Instructions for the task: Each line from the start of the records below through the line that contains "forecast_cap = [3582, 4266, 4427, 3810, 3781]" should be printed exactly. Pictures are omitted.

------

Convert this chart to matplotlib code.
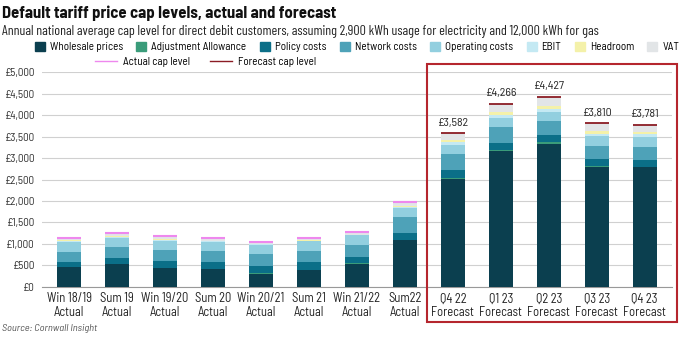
import matplotlib
matplotlib.use('Agg')
import matplotlib.pyplot as plt
import numpy as np
from matplotlib.patches import Rectangle, Patch
from matplotlib.lines import Line2D

plt.rcParams['font.family'] = ['Barlow Semi Condensed', 'DejaVu Sans']

categories = ['Win 18/19\nActual', 'Sum 19\nActual', 'Win 19/20\nActual', 'Sum 20\nActual',
              'Win 20/21\nActual', 'Sum 21\nActual', 'Win 21/22\nActual', 'Sum22\nActual',
              'Q4 22\nForecast', 'Q1 23\nForecast', 'Q2 23\nForecast', 'Q3 23\nForecast',
              'Q4 23\nForecast']
wholesale = [450, 520, 445, 405, 305, 380, 535, 1085, 2510, 3160, 3335, 2780, 2790]
adjustment = [0, 0, 0, 0, 20, 20, 15, 0, 35, 30, 30, 30, 10]
policy = [135, 145, 150, 165, 165, 185, 150, 170, 175, 165, 180, 175, 165]
network = [235, 255, 265, 265, 275, 255, 265, 360, 375, 375, 310, 305, 300]
operating = [225, 225, 215, 215, 215, 220, 240, 210, 220, 210, 225, 225, 225]
ebit = [25, 25, 25, 15, 10, 15, 5, 45, 50, 65, 60, 50, 60]
headroom = [15, 25, 22, 8, 2, 10, 7, 7, 45, 58, 76, 64, 51]
vat = [54, 60, 56, 54, 50, 54, 61, 94, 172, 203, 211, 181, 180]
actual_cap = [1137, 1254, 1179, 1126, 1042, 1138, 1277, 1971]
forecast_cap = [3582, 4266, 4427, 3810, 3781]

components = [
    ('Wholesale prices', wholesale, '#0b3f4f'),
    ('Adjustment Allowance', adjustment, '#3a9c7a'),
    ('Policy costs', policy, '#0b6f88'),
    ('Network costs', network, '#4ea2b8'),
    ('Operating costs', operating, '#92cfdf'),
    ('EBIT', ebit, '#c4e9f3'),
    ('Headroom', headroom, '#f4f1a9'),
    ('VAT', vat, '#e2e5e7'),
]

fig = plt.figure(figsize=(6.8, 3.39), dpi=100)
ax = fig.add_axes([0.0618, 0.154, 0.926, 0.633])

x = np.arange(len(categories))
w = 0.5
bottom = np.zeros(len(categories))
for name, vals, col in components:
    ax.bar(x, vals, w, bottom=bottom, color=col, zorder=3)
    bottom += np.array(vals)

na = len(actual_cap)
ax.hlines(actual_cap, x[:na] - w / 2, x[:na] + w / 2, color='#ee88ee', lw=1.5, zorder=4)
ax.hlines(forecast_cap, x[na:] - w / 2, x[na:] + w / 2, color='#8b1c24', lw=1.3, zorder=4)
for xi, v in zip(x[na:], forecast_cap):
    ax.annotate('£{:,}'.format(v), (xi, v), xytext=(0, 4), textcoords='offset points',
                ha='center', va='bottom', fontsize=8.5, color='#222222')

ax.set_xlim(-0.5625, len(categories) - 0.4375)
ax.set_ylim(0, 5000)
ax.set_yticks(range(0, 5001, 500))
ax.set_yticklabels(['£{:,}'.format(v) for v in range(0, 5001, 500)])
ax.set_xticks(x)
ax.set_xticklabels(categories, fontsize=9, color='#222222', linespacing=1.1)
ax.tick_params(axis='y', length=0, labelsize=8, labelcolor='#333333', pad=5)
ax.tick_params(axis='x', length=0, pad=4)
ax.grid(axis='y', color='#d0d0d0', lw=0.8, zorder=0)
for s in ['top', 'right', 'left']:
    ax.spines[s].set_visible(False)
ax.spines['bottom'].set_color('#999999')

fig.text(0.003, 0.985, 'Default tariff price cap levels, actual and forecast',
         fontsize=12, fontweight='bold', va='top', ha='left', color='#111111')
fig.text(0.003, 0.925, 'Annual national average cap level for direct debit customers, '
         'assuming 2,900 kWh usage for electricity and 12,000 kWh for gas',
         fontsize=10, va='top', ha='left', color='#222222', family='Barlow Condensed')
fig.text(0.003, 0.03, 'Source: Cornwall Insight', fontsize=7.5, style='italic',
         color='#555555', va='center')

handles = [Patch(color=c, label=n) for n, _, c in components]
fig.legend(handles=handles, loc='center', bbox_to_anchor=(0.525, 0.861), ncol=8,
           frameon=False, fontsize=8, handlelength=0.9, handleheight=0.9,
           columnspacing=1.2, handletextpad=0.45, borderpad=0)
lines = [Line2D([], [], color='#ee88ee', lw=1, label='Actual cap level'),
         Line2D([], [], color='#8b1c24', lw=1, label='Forecast cap level')]
fig.legend(handles=lines, loc='center', bbox_to_anchor=(0.302, 0.817), ncol=2,
           frameon=False, fontsize=8, handlelength=2.0, columnspacing=1.8,
           handletextpad=0.5, borderpad=0)

fig.patches.append(Rectangle((427 / 680, 1 - 322 / 339), 250 / 680, 258 / 339,
                             transform=fig.transFigure, fill=False,
                             edgecolor='#b5262e', lw=1.5))

fig.savefig('out.png', dpi=100)
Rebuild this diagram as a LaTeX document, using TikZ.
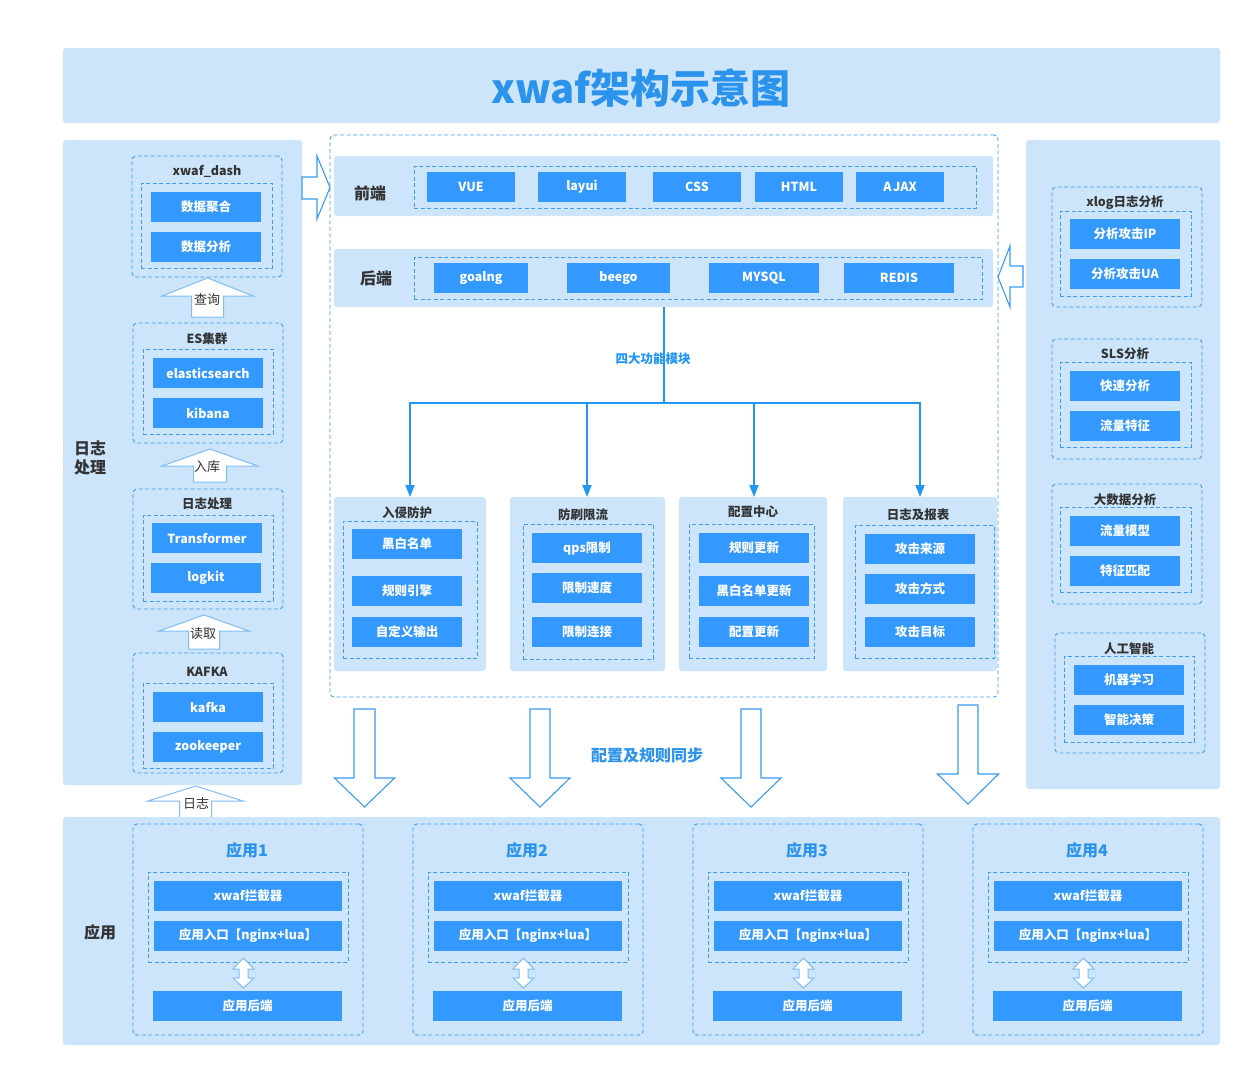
\documentclass[tikz,border=0pt]{standalone}
\usepackage{fontspec}
\setmainfont{Noto Sans CJK SC}
\usetikzlibrary{arrows.meta}
\definecolor{panelc}{HTML}{CCE5FB}
\definecolor{boxc}{HTML}{3399FF}
\definecolor{dashc}{HTML}{3D9CF5}
\definecolor{titlec}{HTML}{2B93EB}
\definecolor{darkc}{HTML}{333333}
\definecolor{arrc}{HTML}{3A9BF2}
\definecolor{arrlc}{HTML}{7DBDF8}
\definecolor{treec}{HTML}{2196F3}
\newcommand\fs[1]{\fontsize{#1}{#1}\selectfont}
\newcommand\rnode[6]{\node[#2,minimum width={(#5)-(#3)},minimum height={(#6)-(#4)},inner sep=0pt,outer sep=0pt] (#1) at ({((#3)+(#5))/2},{((#4)+(#6))/2}) {};}
\newcommand\bb[5]{\node[bbox,minimum width=#4pt] (#1) at (#2,#3) {#5};}
% vertical block arrow: style, cx, tip, base, end, head half width, shaft half width
\newcommand\varr[7]{\draw[#1] (#2,#3) -- ({#2+#6},#4) -- ({#2+#7},#4) -- ({#2+#7},#5) -- ({#2-#7},#5) -- ({#2-#7},#4) -- ({#2-#6},#4) -- cycle;}
% double vertical arrow: cx, tip1, base1, base2, tip2
\newcommand\darr[5]{\draw[hollowl] (#1,#2) -- ({#1+10.5},#3) -- ({#1+4.5},#3) -- ({#1+4.5},#4) -- ({#1+10.5},#4) -- (#1,#5) -- ({#1-10.5},#4) -- ({#1-4.5},#4) -- ({#1-4.5},#3) -- ({#1-10.5},#3) -- cycle;}
\begin{document}
\begin{tikzpicture}[x=1pt,y=-1pt,
  panel/.style={fill=panelc, rounded corners=3pt},
  dgrp/.style={draw=dashc, line width=0.9pt, dash pattern=on 4pt off 2.5pt, rounded corners=4pt},
  dinner/.style={draw=dashc, line width=0.9pt, dash pattern=on 4pt off 2.5pt},
  bbox/.style={fill=boxc, text=white, font=\bfseries\fs{12.5}, inner sep=0pt, minimum height=30pt},
  gtitle/.style={text=darkc, font=\bfseries\fs{12.5}, inner sep=0pt},
  secl/.style={text=darkc, font=\bfseries\fontsize{16}{19}\selectfont, inner sep=0pt, align=left},
  bluel/.style={text=titlec, font=\bfseries\fs{16}, inner sep=0pt},
  blab/.style={text=darkc, font=\fs{13}, inner sep=0pt},
  hollow/.style={draw=arrc, fill=white, line width=1.1pt, line join=miter},
  hollowl/.style={draw=arrlc, fill=white, line width=1pt, line join=miter},
  tree/.style={draw=treec, line width=1.8pt}
]
\fill[white] (0,0) rectangle (1251,1077);
\useasboundingbox (0,0) rectangle (1251,1077);

% title band
\rnode{band}{panel}{63}{48}{1220}{123}
\node[text=titlec, font=\bfseries\fs{40}, inner sep=0pt] (title) at (641,88) {xwaf架构示意图};

% ===== left panel =====
\rnode{leftp}{panel}{63}{140}{302}{785}
\node[secl] (lefttitle) at (90,458) {日志\\处理};

\rnode{g1}{dgrp}{132}{156}{282}{277}
\rnode{g1i}{dinner}{141}{183}{272}{268}
\node[gtitle] (g1t) at (207,171) {xwaf\_dash};
\bb{b11}{206}{207}{110}{数据聚合}
\bb{b12}{206}{247}{110}{数据分析}

\rnode{g2}{dgrp}{133}{323}{283}{443}
\rnode{g2i}{dinner}{143}{349}{273}{434}
\node[gtitle] (g2t) at (207,339) {ES集群};
\bb{b21}{208}{373}{110}{elasticsearch}
\bb{b22}{208}{413}{110}{kibana}

\rnode{g3}{dgrp}{133}{489}{283}{609}
\rnode{g3i}{dinner}{143}{515}{273}{601}
\node[gtitle] (g3t) at (207,504) {日志处理};
\bb{b31}{207}{538}{110}{Transformer}
\bb{b32}{206}{578}{110}{logkit}

\rnode{g4}{dgrp}{133}{653}{283}{773}
\rnode{g4i}{dinner}{143}{683}{273}{768}
\node[gtitle] (g4t) at (207,672) {KAFKA};
\bb{b41}{208}{707}{110}{kafka}
\bb{b42}{208}{747}{110}{zookeeper}

% up arrows with labels
\varr{hollowl}{207.5}{278}{296}{317}{45.5}{16}
\node[blab] (l1) at (207,300) {查询};
\varr{hollowl}{210}{449}{466}{482}{48}{16.5}
\node[blab] (l2) at (207,467) {入库};
\varr{hollowl}{204}{615}{631}{649}{45}{15.5}
\node[blab] (l3) at (203,634) {读取};
\varr{hollowl}{195.5}{786}{801}{819}{47.5}{16}
\node[blab] (l4) at (196,803) {日志};

% ===== center =====
\rnode{center}{dgrp}{330}{135}{998}{697}

\rnode{front}{panel}{334}{156}{993}{216}
\rnode{fronti}{dinner}{414}{166}{976}{208}
\node[secl] (frontl) at (370,193) {前端};
\bb{f1}{471}{187}{88}{VUE}
\bb{f2}{582}{187}{88}{layui}
\bb{f3}{697}{187}{88}{CSS}
\bb{f4}{799}{187}{88}{HTML}
\bb{f5}{900}{187}{88}{A\kern1.5pt JAX}

\rnode{back}{panel}{334}{249}{993}{307}
\rnode{backi}{dinner}{414}{257}{982}{299}
\node[secl] (backl) at (376,278) {后端};
\bb{k1}{481}{278}{94}{goalng}
\bb{k2}{618.5}{278}{103}{beego}
\bb{k3}{764}{278}{110}{MYSQL}
\bb{k4}{899}{278}{110}{REDIS}

% right/left block arrows
\draw[hollow] (302,177) -- (317,177) -- (317,156) -- (330,187.5) -- (317,219) -- (317,199) -- (302,199) -- cycle;
\draw[hollow] (998,277) -- (1010,246) -- (1010,266) -- (1023,266) -- (1023,287) -- (1010,287) -- (1010,307) -- cycle;

% modules
\rnode{m1}{panel}{334}{497}{486}{671}
\rnode{m1i}{dinner}{343}{521}{477}{658}
\node[gtitle] (m1t) at (407,513) {入侵防护};
\bb{m11}{407}{544}{110}{黑白名单}
\bb{m12}{407}{591}{110}{规则引擎}
\bb{m13}{407}{632}{110}{自定义输出}

\rnode{m2}{panel}{510}{497}{665}{671}
\rnode{m2i}{dinner}{523}{524}{653}{659}
\node[gtitle] (m2t) at (583,515) {防刷限流};
\bb{m21}{587}{548}{110}{qps限制}
\bb{m22}{587}{588}{110}{限制速度}
\bb{m23}{587}{632}{110}{限制连接}

\rnode{m3}{panel}{679}{497}{827}{671}
\rnode{m3i}{dinner}{689}{524}{814}{658}
\node[gtitle] (m3t) at (753,512) {配置中心};
\bb{m31}{754}{548}{110}{规则更新}
\bb{m32}{754}{591}{110}{黑白名单更新}
\bb{m33}{754}{632}{110}{配置更新}

\rnode{m4}{panel}{843}{497}{997}{671}
\rnode{m4i}{dinner}{855}{525}{994}{658}
\node[gtitle] (m4t) at (918,515) {日志及报表};
\bb{m41}{920}{549}{110}{攻击来源}
\bb{m42}{920}{589}{110}{攻击方式}
\bb{m43}{920}{632}{110}{攻击目标}

% tree
\node[text=treec, font=\bfseries\fs{12.5}, inner sep=0pt] (treel) at (653,359) {四大功能模块};
\coordinate (junc) at (664,403);
\draw[tree] (back.south -| junc) -- (junc);
\foreach \m/\xx in {m1/410,m2/587,m3/754,m4/920}{
  \draw[tree,-{Triangle[width=9pt,length=12pt]}] (junc) -- (\xx,403) -- (\xx,497);
}

% ===== right panel =====
\rnode{rightp}{panel}{1026}{140}{1220}{789}
\rnode{r1}{dgrp}{1052}{187}{1202}{307}
\rnode{r1i}{dinner}{1060}{211}{1191}{296}
\node[gtitle] (r1t) at (1125,203) {xlog日志分析};
\bb{r11}{1125}{234}{110}{分析攻击IP}
\bb{r12}{1125}{274}{110}{分析攻击UA}

\rnode{r2}{dgrp}{1052}{339}{1202}{459}
\rnode{r2i}{dinner}{1060}{362}{1191}{447}
\node[gtitle] (r2t) at (1125,354) {SLS分析};
\bb{r21}{1125}{386}{110}{快速分析}
\bb{r22}{1125}{426}{110}{流量特征}

\rnode{r3}{dgrp}{1052}{484}{1202}{604}
\rnode{r3i}{dinner}{1060}{507}{1191}{592}
\node[gtitle] (r3t) at (1125,500) {大数据分析};
\bb{r31}{1125}{531}{110}{流量模型}
\bb{r32}{1125}{571}{110}{特征匹配}

\rnode{r4}{dgrp}{1055}{633}{1205}{753}
\rnode{r4i}{dinner}{1064}{656}{1194}{742}
\node[gtitle] (r4t) at (1129,649) {人工智能};
\bb{r41}{1129}{680}{110}{机器学习}
\bb{r42}{1129}{720}{110}{智能决策}

% ===== sync arrows =====
\varr{hollow}{364.5}{807}{778}{709}{30}{10.5}
\varr{hollow}{540}{807}{778}{709}{30}{10}
\varr{hollow}{751}{807}{778}{709}{30}{10}
\varr{hollow}{968}{804}{774}{705}{30.5}{10}
\node[bluel] (syncl) at (647,755) {配置及规则同步};

% ===== bottom apps =====
\rnode{bottom}{panel}{63}{817}{1220}{1045}
\node[secl] (appl) at (100,932) {应用};
\foreach \k in {1,2,3,4}{
  \pgfmathsetmacro\dx{280*(\k-1)}
  \rnode{a\k}{dgrp}{133+\dx}{824}{363+\dx}{1035}
  \rnode{a\k i}{dinner}{148+\dx}{872}{348+\dx}{962}
  \node[bluel] (a\k t) at (247+\dx,850) {应用\k};
  \node[bbox,minimum width=188pt] (a\k x) at (248+\dx,896) {xwaf拦截器};
  \node[bbox,minimum width=188pt] (a\k n) at (248+\dx,936) {应用入口【nginx+lua】};
  \darr{243.5+\dx}{958}{969}{978}{988}
  \node[bbox,minimum width=189pt] (a\k b) at (247.5+\dx,1006) {应用后端};
}
\end{tikzpicture}
\end{document}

------

Solution for this task:
Convert this chart to matplotlib code.
import matplotlib
matplotlib.use('Agg')
import matplotlib.pyplot as plt
import numpy as np
from matplotlib.patches import Rectangle, Patch
from matplotlib.lines import Line2D

plt.rcParams['font.family'] = ['Barlow Semi Condensed', 'DejaVu Sans']

categories = ['Win 18/19\nActual', 'Sum 19\nActual', 'Win 19/20\nActual', 'Sum 20\nActual',
              'Win 20/21\nActual', 'Sum 21\nActual', 'Win 21/22\nActual', 'Sum22\nActual',
              'Q4 22\nForecast', 'Q1 23\nForecast', 'Q2 23\nForecast', 'Q3 23\nForecast',
              'Q4 23\nForecast']
wholesale = [450, 520, 445, 405, 305, 380, 535, 1085, 2510, 3160, 3335, 2780, 2790]
adjustment = [0, 0, 0, 0, 20, 20, 15, 0, 35, 30, 30, 30, 10]
policy = [135, 145, 150, 165, 165, 185, 150, 170, 175, 165, 180, 175, 165]
network = [235, 255, 265, 265, 275, 255, 265, 360, 375, 375, 310, 305, 300]
operating = [225, 225, 215, 215, 215, 220, 240, 210, 220, 210, 225, 225, 225]
ebit = [25, 25, 25, 15, 10, 15, 5, 45, 50, 65, 60, 50, 60]
headroom = [15, 25, 22, 8, 2, 10, 7, 7, 45, 58, 76, 64, 51]
vat = [54, 60, 56, 54, 50, 54, 61, 94, 172, 203, 211, 181, 180]
actual_cap = [1137, 1254, 1179, 1126, 1042, 1138, 1277, 1971]
forecast_cap = [3582, 4266, 4427, 3810, 3781]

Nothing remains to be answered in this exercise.